Newcastle University postdoctoral researcher, Dr Pavlina Theodosiou is utilizing these technologies to look at ways of turning sewage into electricity or hydrogen. Research to date using METs has seen Dr Theodosiou deliver low-cost sanitation with self-generated lighting in Africa; produce power from urine at Glastonbury Festival and 3D-print stackable microbial electrochemical reactors and control them robotically. Within her team, they are currently working on an NBIC Proof of Concept project that through a combination of modelling it aims to optimise METs and the production of hydrogen from wastewater.
Exposure to the industry can be a challenge for early career researchers and learning to navigate the different industry sectors can be invaluable. Through an NBIC FTMA industry secondment, Dr Theodosiou obtained hands-on experience and insight within the UK Water Industry. Working with the environmental consultancy Royal Haskoning DHV, Dr Theodosiou gained the skills and knowledge to undertake market research within water companies and develop a business case around METs. This enabled her to better understand the industry’s demands and expectations and enable her team to package and develop MET systems to better suit these industry needs. Dr Theodosiou said,
“Through the FTMA I gained invaluable experience working on the business development side of emerging technologies within an engineering consultancy. I built commercial awareness skills and collaborated with the Innovation team at RHDHV to develop the MET business case, which helped us identify a new commercial pathway for the technology”.
Dr Theodosiou is passionate about science communication and engaging girls with STEM activities in order to inspire and enthuse them about STEM careers and in the past has run a variety of public engagement activities. Through a recent NBIC Public Engagement and Outreach grant she delivered an interactive workshop series for schools to enthuse, inspire, and engage children with the world of Microbial Fuel Cells (MFCs) and investigate the possibility of producing electricity from waste and powering up small gadgets. The workshops received positive feedback from schools. Dr Theodosiou said,
“NBIC’s outreach funding, gave me the resources to build, train and lead a team of future science communicators.
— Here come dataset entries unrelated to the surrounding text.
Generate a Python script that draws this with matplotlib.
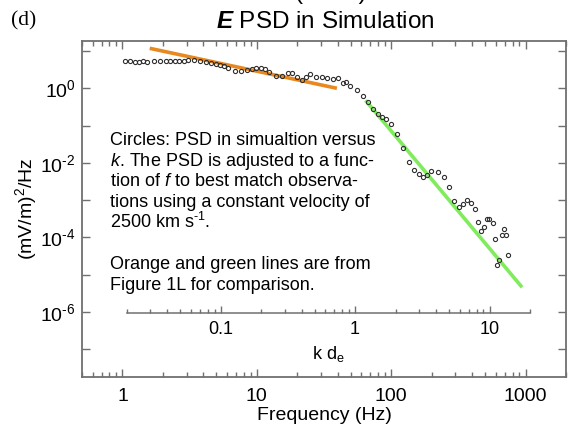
import matplotlib.pyplot as plt
import numpy as np
from matplotlib.ticker import FixedLocator, FuncFormatter, NullFormatter

plt.rcParams['font.family'] = ['Liberation Sans', 'DejaVu Sans']
plt.rcParams['mathtext.fontset'] = 'custom'
plt.rcParams['mathtext.rm'] = 'Liberation Sans'
plt.rcParams['mathtext.it'] = 'Liberation Sans:italic'
plt.rcParams['mathtext.bf'] = 'Liberation Sans:bold:italic'

# PSD circles from the simulation as log10 values
log_freq = [0.019, 0.059, 0.094, 0.123, 0.153, 0.183, 0.238, 0.283, 0.322, 0.357,
            0.391, 0.421, 0.456, 0.486, 0.535, 0.580, 0.619, 0.659, 0.694, 0.723,
            0.753, 0.788, 0.837, 0.885, 0.926, 0.961, 0.996, 1.030, 1.060, 1.090,
            1.140, 1.184, 1.229, 1.264, 1.298, 1.333, 1.363, 1.393, 1.442, 1.487,
            1.526, 1.566, 1.601, 1.638, 1.665, 1.695, 1.742, 1.789, 1.831, 1.868,
            1.903, 1.933, 1.963, 1.995, 2.042, 2.091, 2.131, 2.170, 2.205, 2.235,
            2.268, 2.294, 2.346, 2.390, 2.433, 2.471, 2.506, 2.538, 2.567, 2.597,
            2.622, 2.647, 2.671, 2.694, 2.714, 2.731, 2.755, 2.776, 2.789, 2.805,
            2.822, 2.840, 2.852, 2.868]
log_psd = [0.740, 0.740, 0.705, 0.705, 0.740, 0.705, 0.732, 0.724, 0.724, 0.724,
           0.732, 0.732, 0.740, 0.767, 0.759, 0.732, 0.705, 0.678, 0.651, 0.625,
           0.590, 0.544, 0.464, 0.464, 0.499, 0.517, 0.536, 0.544, 0.517, 0.445,
           0.322, 0.338, 0.418, 0.418, 0.303, 0.231, 0.303, 0.391, 0.290, 0.290,
           0.282, 0.244, 0.263, 0.155, 0.169, 0.056, -0.046, -0.201, -0.375, -0.555,
           -0.676, -0.769, -0.836, -0.949, -1.225, -1.601, -1.981, -2.196, -2.303, -2.378,
           -2.332, -2.209, -2.244, -2.391, -2.646, -3.021, -3.190, -3.094, -2.995, -3.067,
           -3.223, -3.584, -3.826, -3.718, -3.512, -3.512, -3.619, -4.027, -4.729, -4.595,
           -3.938, -3.772, -3.933, -4.475]

# comparison lines from Figure 1L (end points, log10)
orange_log_freq = [0.203, 1.596]
orange_log_psd = [1.072, 0.0]
green_log_freq = [1.809, 2.974]
green_log_psd = [-0.322, -5.335]

freq_ticks = [1, 10, 100, 1000]
kde_ticks = [0.1, 1, 10]

text_lines = [
    "Circles: PSD in simualtion versus",
    r"$\mathit{k}$. The PSD is adjusted to a func-",
    r"tion of $\mathit{f}$ to best match observa-",
    "tions using a constant velocity of",
    r"2500 km s$^{\text{-}1}$.",
    "",
    "Orange and green lines are from",
    "Figure 1L for comparison.",
]


def decade_label(v, pos):
    e = int(round(np.log10(v)))
    if e % 2:
        return ""
    if e < 0:
        return r"$10^{\text{-}%d}$" % -e
    return r"$10^{%d}$" % e


W, H = 574, 426
fig = plt.figure(figsize=(W / 100, H / 100), dpi=100)
ax = fig.add_axes([82 / W, (H - 377) / H, 484 / W, 336 / H])

spine_col = '#707070'

ax.plot(10 ** np.array(log_freq), 10 ** np.array(log_psd), 'o', ms=3.0,
        mfc='none', mec='#303030', mew=0.8, zorder=3)
ax.plot(10 ** np.array(orange_log_freq), 10 ** np.array(orange_log_psd),
        color='#E8891F', lw=2.6, solid_capstyle='butt', zorder=2)
ax.plot(10 ** np.array(green_log_freq), 10 ** np.array(green_log_psd),
        color='#80EC5C', lw=2.6, solid_capstyle='butt', zorder=2)

ax.set_xscale('log')
ax.set_yscale('log')
ax.set_xlim(0.5, 2000)
ax.set_ylim(10 ** -7.74, 10 ** 1.268)

ax.xaxis.set_major_locator(FixedLocator(freq_ticks))
ax.xaxis.set_major_formatter(FuncFormatter(lambda v, p: f"{v:g}"))
minor_x = [m * 10.0 ** e for e in range(-1, 4) for m in range(2, 10)]
ax.xaxis.set_minor_locator(FixedLocator(minor_x))
ax.xaxis.set_minor_formatter(NullFormatter())

ax.yaxis.set_major_locator(FixedLocator([10.0 ** e for e in range(-7, 2)]))
ax.yaxis.set_major_formatter(FuncFormatter(decade_label))
ax.yaxis.set_minor_locator(FixedLocator([]))

ax.tick_params(which='both', direction='in', top=True, right=True,
               color=spine_col, width=1.0, labelsize=14)
ax.tick_params(axis='x', which='major', length=6, pad=8)
ax.tick_params(axis='x', which='minor', length=3.6)
ax.tick_params(axis='y', which='major', length=5.8, pad=4.5)
for s in ax.spines.values():
    s.set_color(spine_col)
    s.set_linewidth(1.3)

ax.set_xlabel("Frequency (Hz)", fontsize=14, labelpad=1)
fig.text(26 / W, 0.5 * ((H - 377) + (H - 41)) / H, r"(mV/m)$^2$/Hz",
         rotation=90, ha='center', va='center', fontsize=14)

# inner k d_e axis
inner = fig.add_axes([126.7 / W, (H - 313) / H, 403.3 / W, 0.01])
inner.patch.set_alpha(0)
for side in ['top', 'left', 'right']:
    inner.spines[side].set_visible(False)
inner.spines['bottom'].set_color(spine_col)
inner.spines['bottom'].set_linewidth(1.1)
inner.set_xscale('log')
inner.set_xlim(0.02, 20)
inner.set_yticks([])
inner.xaxis.set_major_locator(FixedLocator(kde_ticks))
inner.xaxis.set_major_formatter(FuncFormatter(lambda v, p: f"{v:g}"))
minor_k = [m * 10.0 ** e for e in range(-2, 2) for m in range(2, 10)]
inner.xaxis.set_minor_locator(FixedLocator([v for v in minor_k if v <= 20.001]))
inner.xaxis.set_minor_formatter(NullFormatter())
inner.tick_params(which='both', direction='in', color=spine_col, width=1.0, labelsize=13)
inner.tick_params(which='major', length=4.8, pad=6)
inner.tick_params(which='minor', length=2.9)
inner.set_xlabel(r"k d$_{\mathrm{e}}$", fontsize=13, labelpad=4)

# annotation text
for i, line in enumerate(text_lines):
    if line:
        fig.text(110 / W, 1 - (145 + 20.7 * i) / H, line, fontsize=13,
                 ha='left', va='baseline')

fig.text(325 / W, 1 - 22 / H, r"$\mathbf{E}$ PSD in Simulation", fontsize=17.5,
         ha='center', va='center')
fig.text(24 / W, 1 - 21 / H, "(d)", family='Liberation Serif', fontsize=15.5,
         ha='center', va='center')
# caption line above the panel, cut off by the top edge as in the original
fig.text(331 / W, 1 + 0.5 / H, "(MMS)", fontsize=17.5, ha='center', va='baseline')

fig.savefig('out.png', dpi=100)
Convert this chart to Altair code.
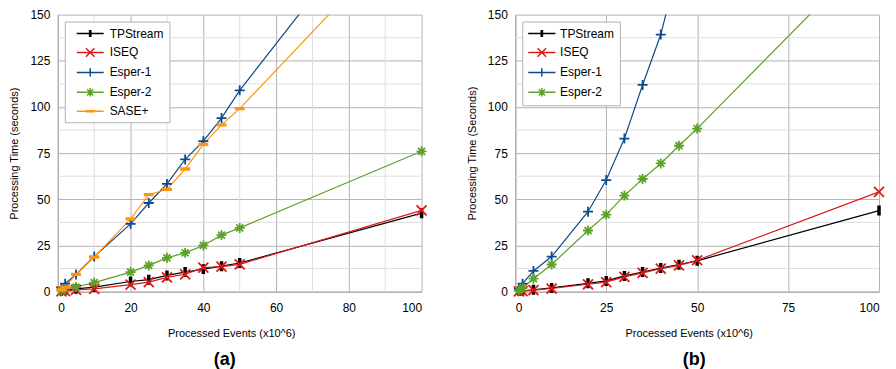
import altair as alt
import pandas as pd

# ---- data ----
events = [1, 2, 5, 10, 20, 25, 30, 35, 40, 45, 50, 100]

series_a = ["TPStream", "ISEQ", "Esper-1", "Esper-2", "SASE+"]
series_b = ["TPStream", "ISEQ", "Esper-1", "Esper-2"]

tpstream_a = [0.5, 1.0, 1.5, 2.5, 5.5, 6.5, 8.8, 10.6, 12.2, 13.8, 15.5, 42.5]
iseq_a = [0.2, 0.3, 1.0, 1.5, 3.8, 5.2, 7.7, 9.4, 13.0, 13.5, 14.8, 44.0]
esper1_a = [2.0, 4.3, 9.3, 19.0, 36.7, 48.0, 58.3, 71.6, 81.5, 94.0, 109.0, 235.0]
esper2_a = [0.5, 1.5, 2.5, 4.9, 10.6, 14.2, 18.3, 21.0, 25.0, 30.6, 34.5, 76.0]
sase_a = [1.0, 2.5, 9.3, 18.7, 39.4, 52.5, 55.4, 66.4, 79.7, 90.3, 99.1, 203.0]

tpstream_b = [0.3, 0.5, 1.0, 2.0, 4.5, 5.8, 8.5, 10.6, 12.8, 14.6, 16.7, 43.9]
iseq_b = [0.2, 0.3, 0.8, 1.7, 4.0, 5.2, 8.0, 10.2, 12.5, 14.2, 17.0, 54.0]
esper1_b = [1.5, 4.3, 11.2, 19.0, 43.3, 60.4, 82.9, 111.9, 139.2, 178.0, 218.0, 650.0]
esper2_b = [0.5, 2.0, 7.0, 14.7, 33.1, 41.7, 52.0, 61.0, 69.4, 79.0, 88.3, 188.0]

x_ticks_a = [0, 20, 40, 60, 80, 100]
x_minor_a = [10, 30, 50, 70, 90]
x_ticks_b = [0, 25, 50, 75, 100]
x_minor_b = []
y_ticks = [0, 25, 50, 75, 100, 125, 150]
y_minor = [12.5, 37.5, 62.5, 87.5, 112.5, 137.5]
Y_MAX = 150

colors = {
    "TPStream": "#000000",
    "ISEQ": "#dd1a1a",
    "Esper-1": "#0e4a8a",
    "Esper-2": "#5ca22a",
    "SASE+": "#ff950e",
}

marker_paths = {
    "TPStream": "M-0.17,-1L-0.17,1M0,-1L0,1M0.17,-1L0.17,1",
    "ISEQ": "M-1,-1L1,1M-1,1L1,-1",
    "Esper-1": "M-1,0L1,0M0,-1L0,1",
    "Esper-2": "M-1,0L1,0M0,-1L0,1M-0.7,-0.7L0.7,0.7M-0.7,0.7L0.7,-0.7",
    "SASE+": "M-1,-0.15L1,-0.15M-1,0L1,0M-1,0.15L1,0.15",
}

LEG_SIZE = 144          # legend symbol size -> unit = sqrt(size)/2 px
LEG_UNIT = LEG_SIZE ** 0.5 / 2


def legend_path(s, x0px, x1px):
    """Legend glyph: a line from x0px to x1px (px from symbol centre) with the marker in the middle."""
    u = LEG_UNIT
    x0, x1 = x0px / u, x1px / u
    m = (x0 + x1) / 2
    f = lambda v: f"{v:.3f}"
    k = lambda px: px / u
    line = f"M{f(x0)},0L{f(x1)},0"
    if s == "TPStream":
        h, w = k(3.6), k(0.6)
        mk = (f"M{f(m-w)},{f(-h)}L{f(m-w)},{f(h)}M{f(m+w)},{f(-h)}L{f(m+w)},{f(h)}"
              f"M{f(m)},{f(-h)}L{f(m)},{f(h)}")
    elif s == "ISEQ":
        h = k(4.3)
        mk = f"M{f(m-h)},{f(-h)}L{f(m+h)},{f(h)}M{f(m-h)},{f(h)}L{f(m+h)},{f(-h)}"
    elif s == "Esper-1":
        h = k(4.2)
        mk = f"M{f(m-h)},0L{f(m+h)},0M{f(m)},{f(-h)}L{f(m)},{f(h)}"
    elif s == "Esper-2":
        h, d = k(4.3), k(3.1)
        mk = (f"M{f(m)},{f(-h)}L{f(m)},{f(h)}M{f(m-h)},0L{f(m+h)},0"
              f"M{f(m-d)},{f(-d)}L{f(m+d)},{f(d)}M{f(m-d)},{f(d)}L{f(m+d)},{f(-d)}")
    else:
        h, w = k(0.6), k(4.5)
        mk = (f"M{f(m-w)},{f(-h)}L{f(m+w)},{f(-h)}M{f(m-w)},{f(h)}L{f(m+w)},{f(h)}"
              f"M{f(m-w)},0L{f(m+w)},0")
    return line + mk


FONT = "Liberation Sans"
MAJOR = "#b3b3b3"
MINOR = "#dedede"


def long_df(series, values):
    rows = []
    for s, vals in zip(series, values):
        for e, v in zip(events, vals):
            rows.append({"series": s, "events": e, "time": v})
    return pd.DataFrame(rows)


def panel(series, values, x_ticks, x_minor, y_title, label, title_dx,
          lx0, lx1, label_offset, label_pad):
    df = long_df(series, values)
    color_scale = alt.Scale(domain=series, range=[colors[s] for s in series])
    legend_shape_scale = alt.Scale(
        domain=series, range=[legend_path(s, lx0, lx1) for s in series]
    )
    legend = alt.Legend(
        title=None,
        orient="none",
        legendX=7,
        legendY=7,
        fillColor="white",
        strokeColor=MAJOR,
        padding=5,
        cornerRadius=0,
        labelFont=FONT,
        labelFontSize=12,
        labelColor="#000000",
        labelOffset=label_offset,
        labelExpr="datum.label + '" + label_pad + "'",
        symbolSize=LEG_SIZE,
        symbolStrokeWidth=1.5,
        symbolOpacity=1,
        rowPadding=4,
    )
    x = alt.X(
        "events:Q",
        scale=alt.Scale(domain=[0, 100], nice=False, zero=True),
        axis=alt.Axis(
            values=x_ticks,
            title="Processed Events (x10^6)",
            grid=True,
            gridColor=MAJOR,
            domainColor=MAJOR,
            domainWidth=1.5,
            ticks=False,
            labelPadding=11,
            labelFont=FONT,
            labelFontSize=12,
            labelColor="#000000",
            titleFont=FONT,
            titleFontSize=11,
            titleFontWeight="normal",
            titleColor="#000000",
            titleX=174,
            titlePadding=14,
            format="d",
        ),
    )
    y = alt.Y(
        "time:Q",
        scale=alt.Scale(domain=[0, Y_MAX], nice=False),
        axis=alt.Axis(
            values=y_ticks,
            title=y_title,
            grid=True,
            gridColor=MAJOR,
            domainColor=MAJOR,
            domainWidth=1.5,
            ticks=False,
            labelPadding=8,
            labelFont=FONT,
            labelFontSize=12,
            labelColor="#000000",
            titleFont=FONT,
            titleFontSize=11,
            titleFontWeight="normal",
            titleColor="#000000",
            titlePadding=10,
            format="d",
        ),
    )
    color_legend = alt.Color("series:N", scale=color_scale, sort=series, legend=legend)

    layers = []
    # invisible layer that only provides the legend entries (line + marker glyph)
    layers.append(
        alt.Chart(df)
        .mark_point(clip=True, filled=False, opacity=0, size=LEG_SIZE)
        .encode(
            x=x,
            y=y,
            color=color_legend,
            shape=alt.Shape("series:N", scale=legend_shape_scale, sort=series, legend=legend),
        )
    )
    if x_minor:
        layers.append(
            alt.Chart(pd.DataFrame({"events": x_minor}))
            .mark_rule(color=MINOR, strokeWidth=1)
            .encode(x=x)
        )
    layers.append(
        alt.Chart(pd.DataFrame({"time": y_minor}))
        .mark_rule(color=MINOR, strokeWidth=1)
        .encode(y=y)
    )
    for s in series:
        sdf = alt.Chart(df).transform_filter(alt.datum.series == s)
        layers.append(
            sdf.mark_line(clip=True, strokeWidth=1.2, color=colors[s]).encode(x=x, y=y)
        )
    for s in series:
        sdf = alt.Chart(df).transform_filter(
            (alt.datum.series == s) & (alt.datum.time <= Y_MAX)
        )
        layers.append(
            sdf.mark_point(
                filled=False,
                size=100,
                strokeWidth=1.8,
                opacity=1,
                color=colors[s],
                shape=marker_paths[s],
            ).encode(x=x, y=y)
        )
    return alt.layer(*layers).properties(
        width=365,
        height=278,
        title=alt.TitleParams(
            label,
            orient="bottom",
            fontSize=18,
            fontWeight="bold",
            font=FONT,
            color="#000000",
            frame="group",
            anchor="middle",
            dx=title_dx,
            offset=13,
        ),
    )


pa = panel(
    series_a,
    [tpstream_a, iseq_a, esper1_a, esper2_a, sase_a],
    x_ticks_a,
    x_minor_a,
    "Processing Time (seconds)",
    "(a)",
    -15,
    0, 27, 26, "  ",
)
pb = panel(
    series_b,
    [tpstream_b, iseq_b, esper1_b, esper2_b],
    x_ticks_b,
    x_minor_b,
    "Processing Time (Seconds)",
    "(b)",
    -3,
    -6, 21.3, 19, "",
)

chart = (
    alt.hconcat(pa, pb, spacing=94, bounds="flush", padding=0)
    .resolve_scale(color="independent", shape="independent")
    .resolve_legend(color="independent", shape="independent")
    .configure(font=FONT)
    .configure_view(stroke=None)
)

chart.save("out.html", embed_options={"renderer": "svg", "actions": False})
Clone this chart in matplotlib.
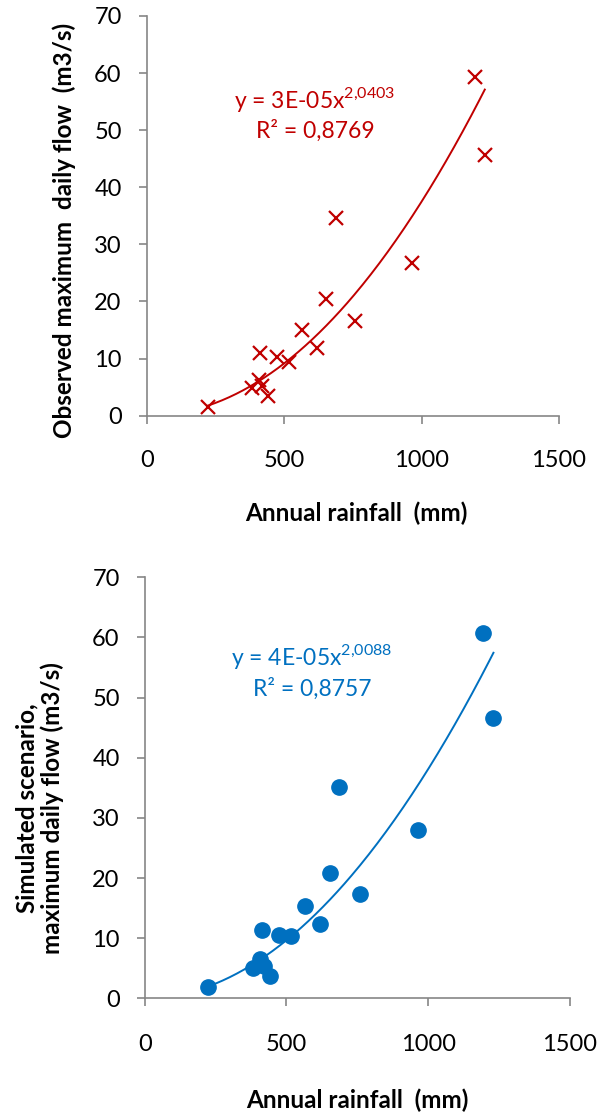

We delivered an inspiring and impactful STEM program and engaged young minds with biofilms and environmental engineering, all thanks to this funding”.
Dr Theodosiou delivering an interactive workshop to engage children with the world of Microbial Fuel Cells (MFCs).
Dr Theodosiou is currently taking part in the Biofilms ICURe Sprint, delivered by SETsquared and NBIC. This is the first accelerated Innovation to Commercialisation of University Research (ICURe) programme dedicated to commercialising biofilm innovations. This will enable Dr Theodosiou and her team to ‘get out of the lab’ and validate their commercially promising research over eight weeks.